BFI Film Academy graduates with Nik Powell, NFTS Director; Amanda Nevill, BFI CEO; and Greg Dyke, BFI Chair

BFI Film Academy graduates with Nik Powell, NFTS Director; Amanda Nevill, BFI CEO; and Greg Dyke, BFI Chair

Directed by Ryan Thompson, The Other Side of the Wall is a moving two-hander about a man who confronts the grieving mother who’s lingering outside his house, where her son was killed in a road accident. Like several of the students, Emily confesses to initially being none-too-sure about the script her crew was given to work from. “My first impression was that I didn’t really like it at all. It wasn’t until our director started to develop the script, and after finding out more about the characters through character biographies and visualising the set, that I thought ‘I actually really like this’. It’s not real until you go on shoot.”

Emily took part in the regional academy in Norfolk, and is now convinced that film producing is the job for her. “I think I recognised something that I was good at, which is organising and dealing with money,” she comments. “Hopefully I can find my way into it, using this as my platform.”

Charley is also determined to break her way into the industry. “I’m getting a bit older now, so I’ll be too old to do anything like this next year.
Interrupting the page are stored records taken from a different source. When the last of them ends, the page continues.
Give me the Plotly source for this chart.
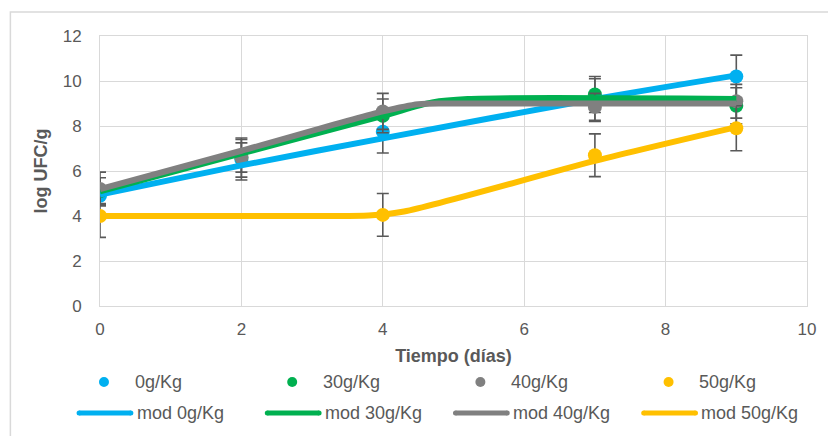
import plotly.graph_objects as go

# Observed counts (log UFC/g) per storage day and concentration
dias = [0, 2, 4, 7, 9]
dias_50 = [0, 4, 7, 9]

obs_0 = [4.9, 6.5, 7.75, 9.15, 10.2]
err_0 = [0.35, 0.9, 0.95, 0.95, 0.95]
obs_30 = [5.1, 6.6, 8.45, 9.4, 8.9]
err_30 = [0.6, 0.65, 0.75, 0.8, 0.8]
obs_40 = [5.2, 6.6, 8.65, 8.85, 9.1]
err_40 = [0.75, 0.87, 0.8, 0.6, 0.75]
obs_50 = [4.0, 4.05, 6.7, 7.9]
err_50 = [0.95, 0.95, 0.95, 1.0]

# Fitted growth models (knots of the smoothed curves)
mod0_x = [0, 2, 4, 7, 9]
mod0_y = [4.95, 6.25, 7.45, 9.2, 10.25]
mod30_x = [0, 2, 4, 4.7, 5.2, 9]
mod30_y = [5.1, 6.78, 8.45, 9.05, 9.2, 9.2]
mod40_x = [0, 2, 4, 4.5, 5, 9]
mod40_y = [5.2, 6.9, 8.65, 8.97, 9.0, 9.0]
mod50_x = [0, 3.0, 3.8, 4.3, 7, 9]
mod50_y = [4.0, 4.0, 4.02, 4.2, 6.45, 7.95]

names = ["0g/Kg", "30g/Kg", "40g/Kg", "50g/Kg"]
colors = ["#00B0F0", "#00B050", "#808080", "#FFC000"]

FONT = "Liberation Sans, Arial, sans-serif"
TXT = "#595959"
GRID = "#D9D9D9"

W, H = 828, 436
ML, MR, MT, MB = 100, 18, 36, 130
PW, PH = W - ML - MR, H - MT - MB


def px_x(px):
    """Pixel column -> paper x."""
    return (px - ML) / PW


def px_y(py):
    """Pixel row (from top) -> paper y."""
    return (H - MB - py) / PH


fig = go.Figure()

obs = [(dias, obs_0, err_0), (dias, obs_30, err_30), (dias, obs_40, err_40), (dias_50, obs_50, err_50)]
for (xs, ys, es), name, col in zip(obs, names, colors):
    fig.add_trace(go.Scatter(
        x=xs, y=ys, mode="markers", name=name, showlegend=False,
        marker=dict(color=col, size=14),
        error_y=dict(type="data", array=es, color=TXT, thickness=1.6, width=6),
    ))

mods = [(mod0_x, mod0_y), (mod30_x, mod30_y), (mod40_x, mod40_y), (mod50_x, mod50_y)]
for (xs, ys), name, col in zip(mods, names, colors):
    fig.add_trace(go.Scatter(
        x=xs, y=ys, mode="lines", name="mod " + name, showlegend=False,
        line=dict(color=col, width=6, shape="spline", smoothing=0.8),
    ))

axis_common = dict(
    showgrid=True, gridcolor=GRID, gridwidth=1,
    showline=True, linecolor=GRID, linewidth=1, mirror=True,
    zeroline=False, ticks="",
    tickfont=dict(family=FONT, size=17, color=TXT),
)

# Chart-area frame
shapes = [dict(type="rect", xref="paper", yref="paper",
               x0=px_x(10), x1=px_x(840), y0=px_y(450), y1=px_y(12),
               line=dict(color=GRID, width=1.5), layer="below")]
annotations = []

# Two-row legend below the axis: observed points, then fitted models
COL_STEP = 189
ROW1_Y, ROW2_Y = 382, 413
for i, (name, col) in enumerate(zip(names, colors)):
    x0 = 104 + COL_STEP * i
    shapes.append(dict(type="circle", xref="paper", yref="paper",
                       xsizemode="pixel", ysizemode="pixel",
                       xanchor=px_x(x0), yanchor=px_y(ROW1_Y),
                       x0=-5, x1=5, y0=-5, y1=5,
                       fillcolor=col, line=dict(width=0)))
    annotations.append(dict(xref="paper", yref="paper", x=px_x(x0 + 29), y=px_y(ROW1_Y),
                            text=name, showarrow=False, xanchor="left", yanchor="middle",
                            font=dict(family=FONT, size=18, color=TXT)))
    shapes.append(dict(type="line", xref="paper", yref="paper",
                       x0=px_x(x0 - 25), x1=px_x(x0 + 27), y0=px_y(ROW2_Y), y1=px_y(ROW2_Y),
                       line=dict(color=col, width=5)))
    for cx in (x0 - 25, x0 + 27):
        shapes.append(dict(type="circle", xref="paper", yref="paper",
                           xsizemode="pixel", ysizemode="pixel",
                           xanchor=px_x(cx), yanchor=px_y(ROW2_Y),
                           x0=-2.5, x1=2.5, y0=-2.5, y1=2.5,
                           fillcolor=col, line=dict(width=0)))
    annotations.append(dict(xref="paper", yref="paper", x=px_x(x0 + 31), y=px_y(ROW2_Y),
                            text="mod " + name, showarrow=False, xanchor="left", yanchor="middle",
                            font=dict(family=FONT, size=18, color=TXT)))

fig.update_layout(
    width=W, height=H,
    margin=dict(l=ML, r=MR, t=MT, b=MB),
    paper_bgcolor="white", plot_bgcolor="white",
    font=dict(family=FONT, color=TXT),
    showlegend=False,
    xaxis=dict(range=[0, 10], dtick=2, ticklabelstandoff=8,
               title=dict(text="<b>Tiempo (días)</b>", standoff=10,
                          font=dict(family=FONT, size=18, color=TXT)),
               **axis_common),
    yaxis=dict(range=[0, 12], dtick=2, ticklabelstandoff=14,
               title=dict(text="<b>log UFC/g</b>", standoff=10,
                          font=dict(family=FONT, size=18, color=TXT)),
               **axis_common),
    shapes=shapes,
    annotations=annotations,
)

fig.write_html("out.html")
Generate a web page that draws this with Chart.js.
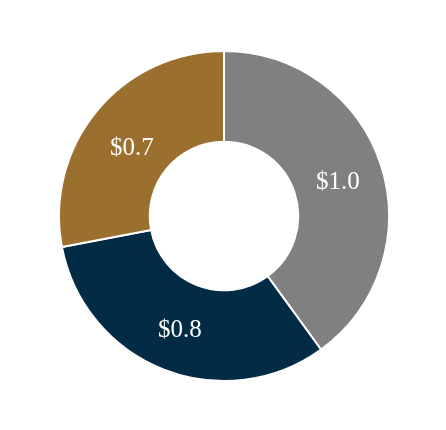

So from now on, it’s trying to get to places on sets, trying to get internships or work experience in professional companies, trying to meet the right people – that’s the future.”

“People here seem genuinely up for collaborating, and working on future projects. And that’s so exciting,” concludes Lizzy. “We can basically form a film crew, and after that there’s really not anything stopping us from just going and doing it and making more films.”